▸ AIM: Each line that contains the word "this" counts once; give the total for the records below and nothing else.

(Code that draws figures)
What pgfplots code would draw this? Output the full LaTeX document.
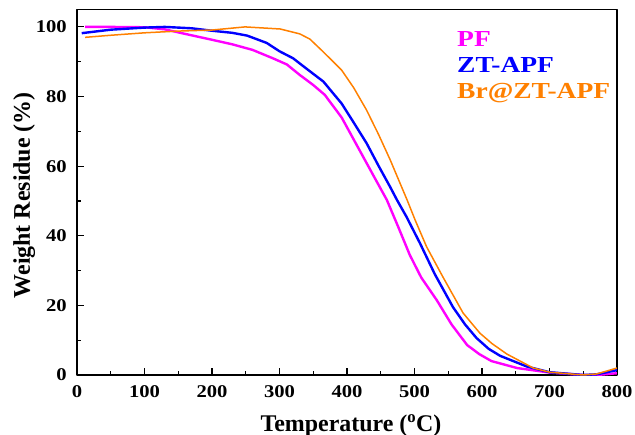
\documentclass[border=0pt]{standalone}
\usepackage{fontspec}
\setmainfont{Liberation Serif}
\newfontfamily\tickfont[FakeStretch=1.15]{Liberation Serif}
\newfontfamily\legfont[FakeStretch=1.2]{Liberation Serif}
\usepackage{pgfplots}
\pgfplotsset{compat=1.18}

\definecolor{pfmag}{RGB}{255,0,255}
\definecolor{ztblue}{RGB}{0,0,255}
\definecolor{brorange}{RGB}{255,128,0}

\begin{document}
\begin{tikzpicture}
\path[use as bounding box] (-77bp,-60bp) rectangle (558bp,375bp);
\begin{axis}[
  at={(0,0)}, anchor=south west,
  scale only axis,
  width=540bp, height=365.5bp,
  xmin=0, xmax=800, ymin=0, ymax=105,
  xtick={0,100,...,800}, ytick={0,20,...,100},
  minor x tick num=1, minor y tick num=1,
  tick align=inside, tick pos=left,
  major tick length=7bp, minor tick length=4bp,
  axis line style={line width=1.3bp},
  every tick/.style={black, line width=1.1bp},
  /pgf/number format/assume math mode=true,
  tick label style={font=\tickfont\bfseries\fontsize{18}{20}\selectfont},
  xticklabel style={anchor=north, inner sep=0pt, yshift=-10bp},
  yticklabel style={anchor=east, inner sep=0pt, xshift=-10bp},
  xlabel={Temperature (\textsuperscript{o}C)},
  ylabel={Weight Residue (\%)},
  label style={font=\bfseries\fontsize{24}{28}\selectfont},
  xlabel style={at={(axis description cs:0.5,0)}, anchor=base, yshift=-56bp, xshift=4bp},
  ylabel style={at={(axis description cs:0,0.5)}, anchor=base, yshift=47bp, xshift=-3bp},
  line join=round,
]
% PF
\addplot[pfmag, line width=2.4bp] coordinates {
 (12,100) (50,100) (100,99.9) (130,99.3) (160,98) (200,96.3) (230,95)
 (260,93.4) (290,91) (311,89.2) (330,86.2) (350,83.3) (367,80.5) (392,74)
 (416,65.5) (440,57) (459,50.3) (476,42.5) (493,34.5) (510,28) (533,21.5)
 (555,14.5) (578,8.6) (596,6) (614,4) (652,2) (700,0.7) (750,0) (770,0) (800,0.5)
};
% ZT-APF
\addplot[ztblue, line width=2.4bp] coordinates {
 (7,98.2) (50,99.2) (100,99.8) (130,100) (170,99.6) (200,98.9) (230,98.3)
 (252,97.5) (281,95.4) (300,93) (320,91) (340,88) (365,84.3) (392,78)
 (410,72.5) (429,66.6) (447,60) (464,54) (474,50.3) (488,45.5) (508,37.9)
 (530,29) (557,19.5) (575,14.5) (592,10.6) (610,7.5) (627,5.5) (667,2.4)
 (700,0.8) (750,0) (770,0.2) (800,1.4)
};
% Br@ZT-APF
\addplot[brorange, line width=1.5bp] coordinates {
 (12,97) (50,97.6) (100,98.3) (150,98.8) (200,99.1) (249,100) (301,99.4)
 (330,98) (345,96.5) (365,92.8) (392,87.6) (410,82.5) (429,76.1) (447,69)
 (464,61.8) (489,50.3) (501,44.5) (518,36.8) (542,28.2) (572,17.8) (597,12)
 (615,9) (637,6) (676,2) (700,0.8) (750,0) (770,0.3) (800,2)
};
\node[anchor=base west, inner sep=0pt, text=pfmag, font=\legfont\bfseries\fontsize{23}{26}\selectfont] at (axis cs:563,94.5) {PF};
\node[anchor=base west, inner sep=0pt, text=ztblue, font=\legfont\bfseries\fontsize{23}{26}\selectfont] at (axis cs:563,87.0) {ZT-APF};
\node[anchor=base west, inner sep=0pt, text=brorange, font=\legfont\bfseries\fontsize{23}{26}\selectfont] at (axis cs:563,79.3) {Br@ZT-APF};
\end{axis}
\end{tikzpicture}
\end{document}
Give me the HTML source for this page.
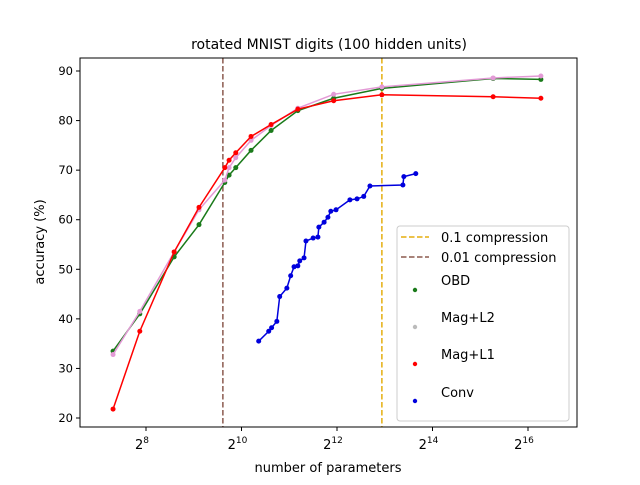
<!DOCTYPE html>
<html><head><meta charset="utf-8"><style>
body{margin:0;background:#fff}
text{font-family:"DejaVu Sans","Liberation Sans",sans-serif;fill:#000}
</style></head><body>
<svg id="chart" width="640" height="480" xmlns="http://www.w3.org/2000/svg">
<rect width="640" height="480" fill="#fff"/>
<g id="plot"></g>
</svg>
<script>
const xLog2 = [7.31,7.87,8.59,9.11,9.65,9.74,9.88,10.2,10.62,11.18,11.93,12.94,15.27,16.27];
const obdVals = [33.5,41,52.5,59,67.5,69,70.5,74,78,82,84.5,86.5,88.5,88.3];
const l2Vals = [32.8,41.5,53.5,62,68,70.5,72.5,76,79,82.5,85.3,86.8,88.6,89];
const l1Vals = [21.8,37.5,53.5,62.5,70.5,72,73.5,76.8,79.2,82.3,84,85.2,84.8,84.5];
const convX = [10.36,10.57,10.63,10.74,10.8,10.95,11.03,11.1,11.18,11.22,11.31,11.35,11.5,11.6,11.62,11.73,11.81,11.87,11.98,12.27,12.42,12.56,12.69,13.38,13.4,13.65];
const convVals = [35.5,37.5,38.2,39.5,44.5,46.2,48.7,50.5,50.7,51.7,52.3,55.7,56.3,56.5,58.5,59.5,60.5,61.7,62,64,64.2,64.7,66.8,67,68.7,69.3];
const xTicks = [8,10,12,14,16];
const yTicks = [20,30,40,50,60,70,80,90];
const vLines = [12.94,9.61];

const L=80,R=577,T=58,B=427;
const X=l=>146+(l-8)*47.75;
const Y=v=>418-(v-20)*4.957;
const NS="http://www.w3.org/2000/svg";
const g=document.getElementById('plot');
function mk(tag,attrs,parent){const e=document.createElementNS(NS,tag);for(const k in attrs)e.setAttribute(k,attrs[k]);(parent||g).appendChild(e);return e;}

// ticks
xTicks.forEach(t=>{
  mk('line',{x1:X(t),x2:X(t),y1:B,y2:B+4,stroke:'#000'});
  const tx=mk('text',{x:X(t)-4,y:B+22,'font-size':'13','text-anchor':'middle'});
  
  
  tx.innerHTML='2<tspan font-size="9" dy="-6">'+t+'</tspan>';
});
yTicks.forEach(t=>{
  mk('line',{x1:L-4,x2:L,y1:Y(t),y2:Y(t),stroke:'#000'});
  const tx=mk('text',{x:L-7,y:Y(t)+4,'font-size':'11.5','text-anchor':'end'});
  
  
  tx.textContent=t;
});
// vertical lines
const vCols=['#e5ae0f','#8b5a4f'];
vLines.forEach((v,i)=>{
  const ln=mk('line',{x1:X(v),x2:X(v),y1:T,y2:B,stroke:vCols[i],'stroke-width':1.5,'stroke-dasharray':'5.5,2.5'});
  
  
});
function series(xs,ys,col,name){
  const sg=mk('g',{});
  
  
  mk('polyline',{points:xs.map((x,i)=>X(x)+','+Y(ys[i])).join(' '),fill:'none',stroke:col,'stroke-width':1.5},sg);
  xs.forEach((x,i)=>{const c=mk('circle',{cx:X(x),cy:Y(ys[i]),r:2.5,fill:col},sg);
    
    });
}
series(xLog2,obdVals,'#1a7a1a','obd-series');
series(xLog2,l2Vals,'#e39ad6','mag-l2-series');
series(xLog2,l1Vals,'#ff0000','mag-l1-series');
series(convX,convVals,'#0000dd','conv-series');
// frame
mk('rect',{x:L,y:T,width:R-L,height:B-T,fill:'none',stroke:'#000','stroke-width':1});
</script>
<svg style="position:absolute;left:0;top:0" width="640" height="480" xmlns="http://www.w3.org/2000/svg">
<text x="329" y="49" font-size="14" text-anchor="middle">rotated MNIST digits (100 hidden units)</text>
<text x="328" y="472" font-size="13" text-anchor="middle">number of parameters</text>
<text x="44" y="242" font-size="13" text-anchor="middle" transform="rotate(-90 44 242)">accuracy (%)</text>
<g font-size="13">
<rect x="397" y="226" width="172" height="195" rx="3" fill="#fff" fill-opacity="0.8" stroke="#ccc"/>
<line x1="401" x2="429" y1="237" y2="237" stroke="#e5ae0f" stroke-width="1.5" stroke-dasharray="5.5,2.5"/>
<text x="441" y="242">0.1 compression</text>
<line x1="401" x2="429" y1="257" y2="257" stroke="#8b5a4f" stroke-width="1.5" stroke-dasharray="5.5,2.5"/>
<text x="441" y="262">0.01 compression</text>
<circle cx="415" cy="290" r="2.2" fill="#1a7a1a"/><text x="441" y="285">OBD</text>
<circle cx="415" cy="327" r="2.2" fill="#bbb"/><text x="441" y="322">Mag+L2</text>
<circle cx="415" cy="364" r="2.2" fill="#ff0000"/><text x="441" y="359">Mag+L1</text>
<circle cx="415" cy="401" r="2.2" fill="#0000dd"/><text x="441" y="397">Conv</text>
</g>
</svg>
</body></html>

▸ EXERCISE ANSWER: 2